What you need to do |
Pictures in the data below are not part of the copy; transcribe everything else exactly.

Data excerpt |
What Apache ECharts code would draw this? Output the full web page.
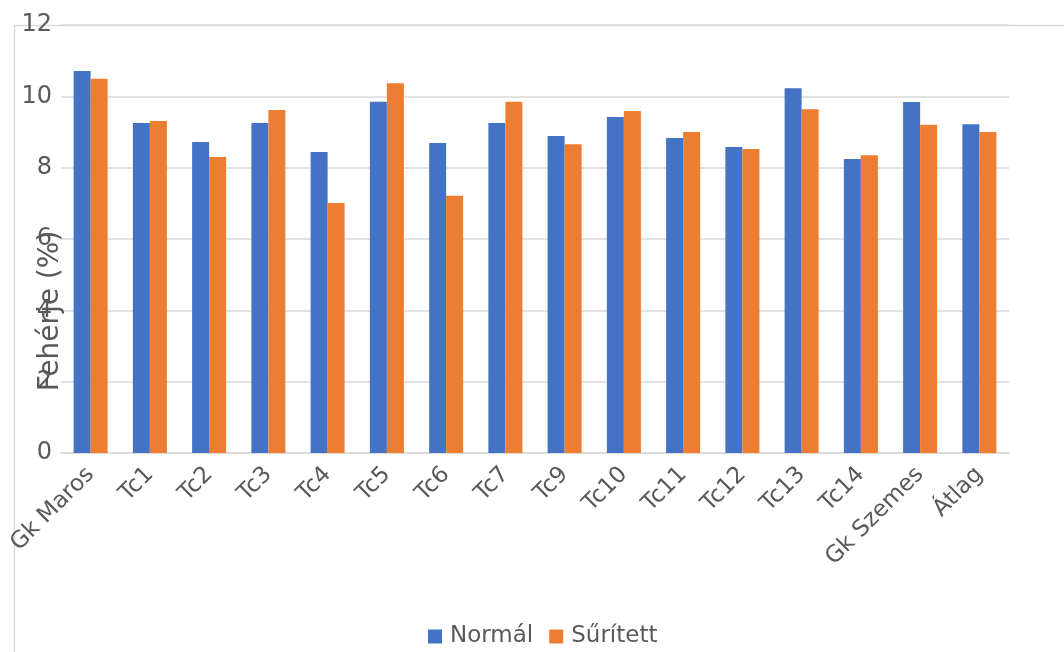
<!DOCTYPE html>
<html>
<head>
<meta charset="utf-8">
<script src="https://cdn.jsdelivr.net/npm/echarts@6/dist/echarts.min.js"></script>
<style>html,body{margin:0;padding:0;background:#fff;}#c{width:1064px;height:652px;}</style>
</head>
<body>
<div id="c"></div>
<script>
const categories = ['Gk Maros','Tc1','Tc2','Tc3','Tc4','Tc5','Tc6','Tc7','Tc9','Tc10','Tc11','Tc12','Tc13','Tc14','Gk Szemes','Átlag'];
const normal =   [10.71, 9.25, 8.72, 9.25, 8.44, 9.85, 8.69, 9.25, 8.89, 9.42, 8.83, 8.58, 10.23, 8.24, 9.84, 9.22];
const suritett = [10.49, 9.31, 8.30, 9.62, 7.01, 10.37, 7.21, 9.85, 8.66, 9.59, 9.00, 8.52, 9.64, 8.35, 9.20, 9.00];
const yTicks = [0, 2, 4, 6, 8, 10, 12];
const seriesNames = ['Normál', 'Sűrített'];

const font = 'DejaVu Sans';
const txt = '#595959';
const chart = echarts.init(document.getElementById('c'), null, {renderer: 'canvas'});
chart.setOption({
  animation: false,
  backgroundColor: '#fff',
  textStyle: {fontFamily: font},
  graphic: [{
    type: 'rect', z: -1, silent: true,
    shape: {x: 14.5, y: 25.5, width: 1200, height: 800},
    style: {fill: 'none', stroke: '#d9d9d9', lineWidth: 1.5}
  }],
  grid: {left: 61, right: 55, top: 25, bottom: 199, containLabel: false, outerBoundsMode: 'none'},
  legend: {
    data: seriesNames, left: 428, top: 625, padding: 0,
    itemWidth: 14, itemHeight: 14, itemGap: 16,
    icon: 'rect',
    textStyle: {fontFamily: font, fontSize: 23, color: txt, padding: [0,0,0,3]}
  },
  xAxis: {
    type: 'category', data: categories,
    axisLine: {lineStyle: {color: '#d9d9d9', width: 1.5}},
    axisTick: {show: false},
    axisLabel: {rotate: 45, margin: 18, fontFamily: font, fontSize: 23, color: txt, interval: 0, hideOverlap: false}
  },
  yAxis: {
    type: 'value', min: yTicks[0], max: yTicks[yTicks.length-1], interval: 2,
    name: 'Fehérje (%)', nameLocation: 'middle', nameGap: -4, nameMoveOverlap: false,
    nameTextStyle: {fontFamily: font, fontSize: 28, color: txt, padding: [0, 144, 0, 0]},
    axisLine: {show: false}, axisTick: {show: false},
    splitLine: {lineStyle: {color: '#d9d9d9', width: 1.5}},
    axisLabel: {margin: 9, fontFamily: font, fontSize: 24, color: txt}
  },
  series: [
    {name: seriesNames[0], type: 'bar', data: normal, barWidth: '28.7%', barGap: '0%', itemStyle: {color: '#4472C4'}},
    {name: seriesNames[1], type: 'bar', data: suritett, barWidth: '28.7%', barGap: '0%', itemStyle: {color: '#ED7D31'}}
  ]
});
</script>
</body>
</html>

Full response |
What Apache ECharts code would draw this? Output the full web page.
<!DOCTYPE html>
<html>
<head>
<meta charset="utf-8">
<script src="https://cdn.jsdelivr.net/npm/echarts@6/dist/echarts.min.js"></script>
<style>html,body{margin:0;padding:0;background:#fff;}#c{width:1064px;height:652px;}</style>
</head>
<body>
<div id="c"></div>
<script>
const categories = ['Gk Maros','Tc1','Tc2','Tc3','Tc4','Tc5','Tc6','Tc7','Tc9','Tc10','Tc11','Tc12','Tc13','Tc14','Gk Szemes','Átlag'];
const normal =   [10.71, 9.25, 8.72, 9.25, 8.44, 9.85, 8.69, 9.25, 8.89, 9.42, 8.83, 8.58, 10.23, 8.24, 9.84, 9.22];
const suritett = [10.49, 9.31, 8.30, 9.62, 7.01, 10.37, 7.21, 9.85, 8.66, 9.59, 9.00, 8.52, 9.64, 8.35, 9.20, 9.00];
const yTicks = [0, 2, 4, 6, 8, 10, 12];
const seriesNames = ['Normál', 'Sűrített'];

const font = 'DejaVu Sans';
const txt = '#595959';
const chart = echarts.init(document.getElementById('c'), null, {renderer: 'canvas'});
chart.setOption({
  animation: false,
  backgroundColor: '#fff',
  textStyle: {fontFamily: font},
  graphic: [{
    type: 'rect', z: -1, silent: true,
    shape: {x: 14.5, y: 25.5, width: 1200, height: 800},
    style: {fill: 'none', stroke: '#d9d9d9', lineWidth: 1.5}
  }],
  grid: {left: 61, right: 55, top: 25, bottom: 199, containLabel: false, outerBoundsMode: 'none'},
  legend: {
    data: seriesNames, left: 428, top: 625, padding: 0,
    itemWidth: 14, itemHeight: 14, itemGap: 16,
    icon: 'rect',
    textStyle: {fontFamily: font, fontSize: 23, color: txt, padding: [0,0,0,3]}
  },
  xAxis: {
    type: 'category', data: categories,
    axisLine: {lineStyle: {color: '#d9d9d9', width: 1.5}},
    axisTick: {show: false},
    axisLabel: {rotate: 45, margin: 18, fontFamily: font, fontSize: 23, color: txt, interval: 0, hideOverlap: false}
  },
  yAxis: {
    type: 'value', min: yTicks[0], max: yTicks[yTicks.length-1], interval: 2,
    name: 'Fehérje (%)', nameLocation: 'middle', nameGap: -4, nameMoveOverlap: false,
    nameTextStyle: {fontFamily: font, fontSize: 28, color: txt, padding: [0, 144, 0, 0]},
    axisLine: {show: false}, axisTick: {show: false},
    splitLine: {lineStyle: {color: '#d9d9d9', width: 1.5}},
    axisLabel: {margin: 9, fontFamily: font, fontSize: 24, color: txt}
  },
  series: [
    {name: seriesNames[0], type: 'bar', data: normal, barWidth: '28.7%', barGap: '0%', itemStyle: {color: '#4472C4'}},
    {name: seriesNames[1], type: 'bar', data: suritett, barWidth: '28.7%', barGap: '0%', itemStyle: {color: '#ED7D31'}}
  ]
});
</script>
</body>
</html>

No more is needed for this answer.